Une intégration à 3 niveaux, avec maintien des liens

Le processus d’intégration englobe aussi d’autres aspects tels que :

  • l’intégration dans le système éducatif et en particulier celle des enfants des migrants,
  • l’intégration sociale dans toutes ses dimensions y compris celles de l’accès effectif des migrants au système de santé du pays d’accueil (portabilité du système de protection  sociale et de retraite).
  • On évoque aussi l’intégration résidentielle, qui a trait à la qualité du logement des migrants et à leur lieu de résidence.

Par ailleurs, la question d’intégration n’est pas antinomique d’un maintien des liens avec les pays d’origine; les générations nées à l’étranger ne devraient, en aucun cas, perdre le lien avec le pays d’origine; et à cet égard  nous avons accordé sous l’impulsion du chef de l’Etat et depuis des années, une grande attention  aux préoccupations tant sociales qu’économiques de nos travailleurs à l’étranger, et apporté les solutions adéquates aux problèmes qu’ils pourraient rencontrer afin de leur garantir dignité et prospérité au même titre que leurs compatriotes en Tunisie.

Un développement solidaire, gagnant-gagnant

Préparer l’avenir consiste enfin à adopter une politique de développement solidaire ayant pour objectifs, notamment, le co-développement et la création accélérée d’emploi dans nos pays. C’est pour cela qu’il faudrait veiller à ce que la volonté de développer les échanges de main d’œuvre avec les pays du Nord ne soit synonyme d’une politique favorisant une fuite des cerveaux ou un départ massif de la population la plus instruite. Cela hypothéquerait nos chances de succès dans nos stratégies de développement économique et social.

Les ressources humaines en sont, en effet, le fondement, elles sont la garantie de l’éclosion d’une économie future fondée sur le savoir et capable de préparer nos pays à s’intégrer dans les meilleures conditions dans l’économie mondiale et à être un partenaire actif dans les échanges internationaux.

Une gestion active des flux migratoires exige donc une approche concertée et une préparation institutionnelle  afin de renforcer les liens  et intensifier les échanges entre les structures et acteurs concernés des pays du Sud et ceux du Nord chargés de la question.
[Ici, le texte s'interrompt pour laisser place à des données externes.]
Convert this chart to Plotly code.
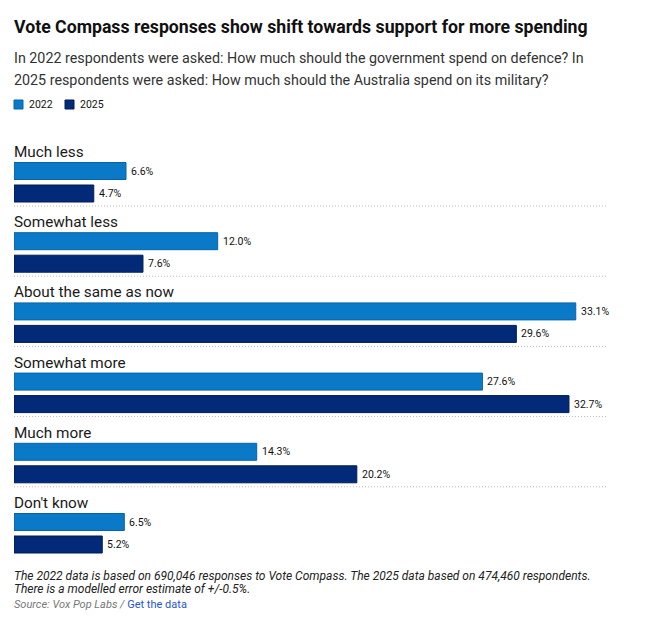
import plotly.graph_objects as go

categories = ["Much less", "Somewhat less", "About the same as now", "Somewhat more", "Much more", "Don't know"]
values_2022 = [6.6, 12.0, 33.1, 27.6, 14.3, 6.5]
values_2025 = [4.7, 7.6, 29.6, 32.7, 20.2, 5.2]
series_names = ["2022", "2025"]

W, H = 659, 622
ML, MR, MT, MB = 14, 51, 140, 62
PLOT_H = H - MT - MB
PITCH = 70.2
LABEL_OFF, BAR1_OFF, BAR2_OFF, SEP_OFF = 12, 31, 53.5, 66
BAR_W = 17
XMAX = 35
SHIFT = -1

C2022, C2022_LINE = "#0a7ac8", "#0763a6"
C2025, C2025_LINE = "#032a78", "#011c55"
FONT = "Roboto"

def py(px):
    return (H - MB - px) / PLOT_H

def text_ann(x, y, text, size, color, xref="paper", yref="paper", xshift=SHIFT):
    return dict(x=x, xref=xref, y=y, yref=yref, text=text, showarrow=False,
                xanchor="left", yanchor="middle", xshift=xshift, borderpad=0,
                font=dict(family=FONT, size=size, color=color))

n = len(categories)
y1 = [i * PITCH + BAR1_OFF for i in range(n)]
y2 = [i * PITCH + BAR2_OFF for i in range(n)]

fig = go.Figure()
anns = []
for name, vals, ys, col, lcol in [
    (series_names[0], values_2022, y1, C2022, C2022_LINE),
    (series_names[1], values_2025, y2, C2025, C2025_LINE),
]:
    fig.add_trace(go.Bar(
        x=vals, y=ys, orientation="h", name=name, width=BAR_W,
        marker=dict(color=col, line=dict(color=lcol, width=1)),
        hoverinfo="skip", showlegend=False,
    ))
    for v, yy in zip(vals, ys):
        anns.append(text_ann(v, yy, f"{v:.1f}%", 10.5, "#111", xref="x", yref="y", xshift=4))

shapes = []
for i, cat in enumerate(categories):
    anns.append(text_ann(0, i * PITCH + LABEL_OFF, cat, 15.3, "#1a1a1a", xref="x", yref="y"))
    if i < n - 1:
        ys = i * PITCH + SEP_OFF
        shapes.append(dict(type="line", xref="x", yref="y", x0=0, x1=XMAX, y0=ys, y1=ys,
                           line=dict(color="#bdbdbd", width=1, dash="1px,2px")))

# Title & subtitle
anns.append(text_ann(0, py(27), "<b>Vote Compass responses show shift towards support for more spending</b>", 17.7, "#111"))
anns.append(text_ann(0, py(58), "In 2022 respondents were asked: How much should the government spend on defence? In", 14.3, "#333"))
anns.append(text_ann(0, py(80), "2025 respondents were asked: How much should the Australia spend on its military?", 14.3, "#333"))

# Legend
leg_x = [14, 65]
PW = W - ML - MR
for name, col, lcol, lx in [(series_names[0], C2022, C2022_LINE, leg_x[0]), (series_names[1], C2025, C2025_LINE, leg_x[1])]:
    shapes.append(dict(type="rect", xref="paper", yref="paper",
                       x0=(lx - ML) / PW, x1=(lx + 9 - ML) / PW, y0=py(109), y1=py(100),
                       fillcolor=col, line=dict(color=lcol, width=1)))
    anns.append(text_ann((lx + 15 - ML) / PW, py(104.5), name, 10.5, "#111"))

# Footnotes
anns.append(text_ann(0, py(576), "<i>The 2022 data is based on 690,046 responses to Vote Compass. The 2025 data based on 474,460 respondents.</i>", 12, "#222"))
anns.append(text_ann(0, py(589), "<i>There is a modelled error estimate of +/-0.5%.</i>", 12, "#222"))
anns.append(text_ann(0, py(604), "<i>Source: Vox Pop Labs / </i><span style='color:#1f55d6'>Get the data</span>", 11, "#777"))

fig.update_layout(
    width=W, height=H, margin=dict(l=ML, r=MR, t=MT, b=MB),
    paper_bgcolor="white", plot_bgcolor="white",
    xaxis=dict(range=[0, XMAX], visible=False, fixedrange=True),
    yaxis=dict(range=[PLOT_H, 0], visible=False, fixedrange=True),
    barmode="overlay", showlegend=False,
    annotations=anns, shapes=shapes,
)

fig.write_html("out.html")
On pourrait nous faire la critique facile consistant à dire que le contexte actuel de l’emploi en Europe n’est pas très favorable; ce qui est vrai, mais cela ne doit pas nous empêcher de préparer l’avenir.

Nous estimons, par ailleurs, que les positions isolationnistes ou protectionnistes ou purement égoïstes ne peuvent, en aucune façon préparer l’avenir, un avenir «gagnant pour tous».


Slim Tlatli
Ministre de l’Emploi et de l’Insertion Professionnelle des Jeunes

Extraits du Discours prononcé à l’ouverture de la conférence organisée le mardi 5 janvier 2010 à Tunis par le Ministère de l’emploi, et de l’insertion professionnelle de la Jeunesse conjointement avec la Banque mondiale pour présenter et discuter deux rapports de la Banque mondiale sur le thème de l’emploi et l’immigration : « Préparer l'avenir, une perspective à long terme de la mobilité des personnes et des emplois pour le Moyen-Orient et l’Afrique du Nord» et « Migration de la main d’œuvre de l’Afrique du Nord : impacts de développements, défis et options de politiques migratoires».